At a hearing last March pertaining to co-defendant Rendon Rivera, the government all but acceded to the view that the 2003 Guidelines should be applied, but urged the Court to depart upward on the ground that the 2006 Guidelines reflect a judgment by the Sentencing Commission that the reduction for a mitigating role in the offense should be smaller, especially where large quantities of drugs are involved. See United States v. Rendon Rivera, No. 04-34-4, Preliminary Tr. ("Prelim. Tr.") at 17 (Mar. 12, 2007). Put another way, in the government's view, the lower 2003 Guidelines range does not adequately reflect the "seriousness of the offense" as required by § 3553(a)(2)(A) because of the large quantity of drugs involved in this conspiracy offense. See Prelim. Tr. at 17. The Court does not, in this decision, express any opinion on the matter of an upward departure.

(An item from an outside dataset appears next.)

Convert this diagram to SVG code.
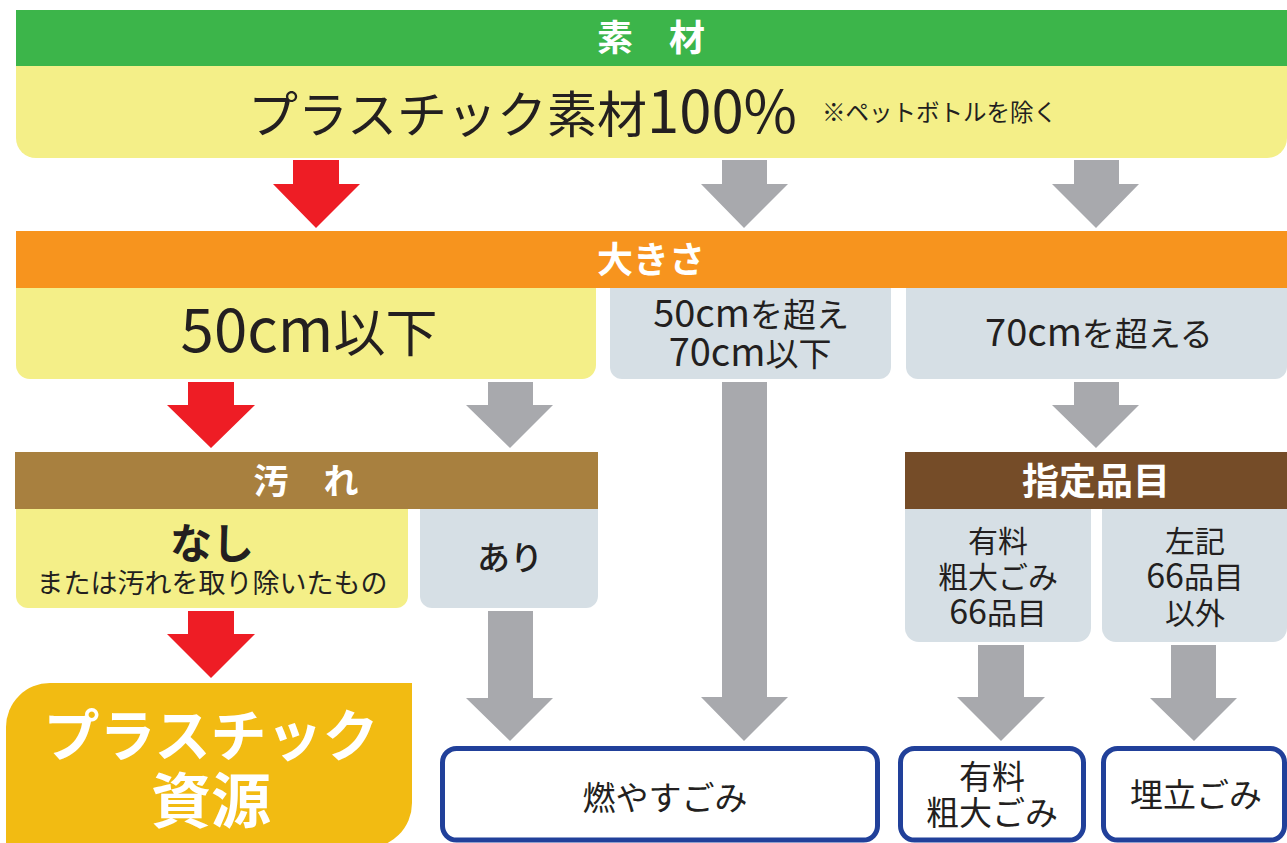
<svg xmlns="http://www.w3.org/2000/svg" width="1287" height="843" viewBox="0 0 1287 843">
<style>
text{font-family:"Noto Sans CJK JP","Noto Sans",sans-serif;}
.hd{fill:#ffffff;font-weight:700;text-anchor:middle;}
.tx{fill:#231f20;font-weight:400;text-anchor:middle;}
.md{font-weight:500;}
.yl{fill:#f4ef88;}
.gb{fill:#d6dfe5;}
.ga{fill:#a8a9ad;}
.ra{fill:#ee1d25;}
.bx{fill:#ffffff;stroke:#21409a;stroke-width:5;}
</style>
<rect width="1287" height="843" fill="#ffffff"/>

<g id="connectors">
  <polygon class="ra" points="293,160 339,160 339,184 360,184 316,228 273,184 293,184"/>
  <polygon class="ga" points="722,160 767,160 767,184 788,184 744,228 701,184 722,184"/>
  <polygon class="ga" points="1074,160 1119,160 1119,184 1139,184 1096,228 1052,184 1074,184"/>
  <polygon class="ra" points="188,382 234,382 234,405 255,405 211,448 167,405 188,405"/>
  <polygon class="ga" points="488,382 533,382 533,405 553,405 510,448 466,405 488,405"/>
  <polygon class="ga" points="1074,382 1119,382 1119,405 1139,405 1096,448 1052,405 1074,405"/>
  <polygon class="ga" points="722,382 767,382 767,697 788,697 744,741 701,697 722,697"/>
  <polygon class="ra" points="188,611 234,611 234,634 255,634 211,678 167,634 188,634"/>
  <polygon class="ga" points="488,611 533,611 533,698 553,698 510,741 466,698 488,698"/>
  <polygon class="ga" points="978,645 1024,645 1024,697 1045,697 1001,741 957,697 978,697"/>
  <polygon class="ga" points="1171,645 1216,645 1216,698 1237,698 1194,741 1150,698 1171,698"/>
</g>

<g id="material">
  <rect x="16" y="10" width="1271" height="56" fill="#3cb54a"/>
  <text class="hd" x="651" y="51" font-size="36">素　材</text>
</g>

<g id="plastic100">
  <path class="yl" d="M16 66 H1287 V138 A20 20 0 0 1 1267 158 H36 A20 20 0 0 1 16 138 Z"/>
  <text class="tx" x="248" y="133" font-size="50" style="text-anchor:start">プラスチック素材<tspan font-size="58">100%</tspan></text>
  <text class="tx" x="822" y="121" font-size="23.5" style="text-anchor:start">※ペットボトルを除く</text>
</g>

<g id="size">
  <rect x="16" y="231" width="1271" height="57" fill="#f7941e"/>
  <text class="hd" x="651" y="273" font-size="36">大きさ</text>
</g>

<g id="under50">
  <path class="yl" d="M16 288 H596 V365 A14 14 0 0 1 582 379 H30 A14 14 0 0 1 16 365 Z"/>
  <text class="tx" x="309" y="352" font-size="52"><tspan font-size="60">50cm</tspan>以下</text>
</g>

<g id="50to70">
  <path class="gb" d="M610 288 H891 V367 A12 12 0 0 1 879 379 H622 A12 12 0 0 1 610 367 Z"/>
  <text class="tx" font-size="33"><tspan x="751" y="327"><tspan font-size="38">50cm</tspan>を超え</tspan><tspan x="750" y="366"><tspan font-size="38">70cm</tspan>以下</tspan></text>
</g>

<g id="over70">
  <path class="gb" d="M906 288 H1287 V367 A12 12 0 0 1 1275 379 H918 A12 12 0 0 1 906 367 Z"/>
  <text class="tx" x="1099" y="346" font-size="33"><tspan font-size="38">70cm</tspan>を超える</text>
</g>

<g id="dirt">
  <rect x="15" y="452" width="583" height="57" fill="#a8803f"/>
  <text class="hd" x="306" y="494" font-size="35">汚　れ</text>
</g>

<g id="nashi">
  <path class="yl" d="M16 509 H408 V596 A12 12 0 0 1 396 608 H28 A12 12 0 0 1 16 596 Z"/>
  <text class="tx"><tspan x="212" y="559" font-size="42" style="font-weight:600">なし</tspan><tspan x="212" y="593" font-size="27">または汚れを取り除いたもの</tspan></text>
</g>

<g id="ari">
  <path class="gb" d="M420 509 H598 V596 A12 12 0 0 1 586 608 H432 A12 12 0 0 1 420 596 Z"/>
  <text class="tx md" x="510" y="570" font-size="33">あり</text>
</g>

<g id="designated">
  <rect x="905" y="452" width="382" height="57" fill="#754c28"/>
  <text class="hd" x="1096" y="495" font-size="37">指定品目</text>
</g>

<g id="paid66">
  <path class="gb" d="M905 509 H1091 V628 A14 14 0 0 1 1077 642 H919 A14 14 0 0 1 905 628 Z"/>
  <text class="tx" font-size="30"><tspan x="998" y="552">有料</tspan><tspan x="998" y="588">粗大ごみ</tspan><tspan x="998" y="624"><tspan font-size="34">66</tspan>品目</tspan></text>
</g>

<g id="other66">
  <path class="gb" d="M1102 509 H1287 V628 A14 14 0 0 1 1273 642 H1116 A14 14 0 0 1 1102 628 Z"/>
  <text class="tx" font-size="30"><tspan x="1195" y="552">左記</tspan><tspan x="1195" y="588"><tspan font-size="34">66</tspan>品目</tspan><tspan x="1195" y="624">以外</tspan></text>
</g>

<g id="plastic-resource">
  <path d="M50 683 H412 V803 A45 45 0 0 1 367 848 H6 V727 A44 44 0 0 1 50 683 Z" fill="#f2bb12"/>
  <text class="hd"><tspan x="211" y="756" font-size="56">プラスチック</tspan><tspan x="211" y="823" font-size="60">資源</tspan></text>
</g>

<g id="burnable">
  <rect class="bx" x="442.5" y="748.5" width="435" height="91.5" rx="14"/>
  <text class="tx" x="665" y="810" font-size="33">燃やすごみ</text>
</g>

<g id="paid-bulky">
  <rect class="bx" x="900.5" y="748.5" width="183" height="91.5" rx="14"/>
  <text class="tx" font-size="33"><tspan x="992" y="789">有料</tspan><tspan x="992" y="825">粗大ごみ</tspan></text>
</g>

<g id="landfill">
  <rect class="bx" x="1103.5" y="748.5" width="181" height="91.5" rx="14"/>
  <text class="tx" x="1196" y="807" font-size="33">埋立ごみ</text>
</g>
</svg>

It will consider whether an upward departure from the 2003 Guidelines range is appropriate at the time of each defendant's sentencing.
CONCLUSIONFor the foregoing reasons, the Court will grant the motion of defendant Restrepo-Suares for resentencing based on application of the 2003 Guidelines and will schedule a resentencing hearing at a time to be determined after the case is remanded to this Court by the D.C. Circuit. See Def.'s Mem. of Law (stating that defendant intends to "move in the Circuit Court for a remand and re-sentencing" if his § 2255 motion is granted). The Court makes no judgment at this time as to what the sentence imposed will be. The Court also will move forward with the sentencings of co-defendants Hernando Rendon Rivera and Villegas-Jaramillo applying the 2003 Guidelines to determine the advisory Guidelines range. A separate order accompanies this memorandum opinion.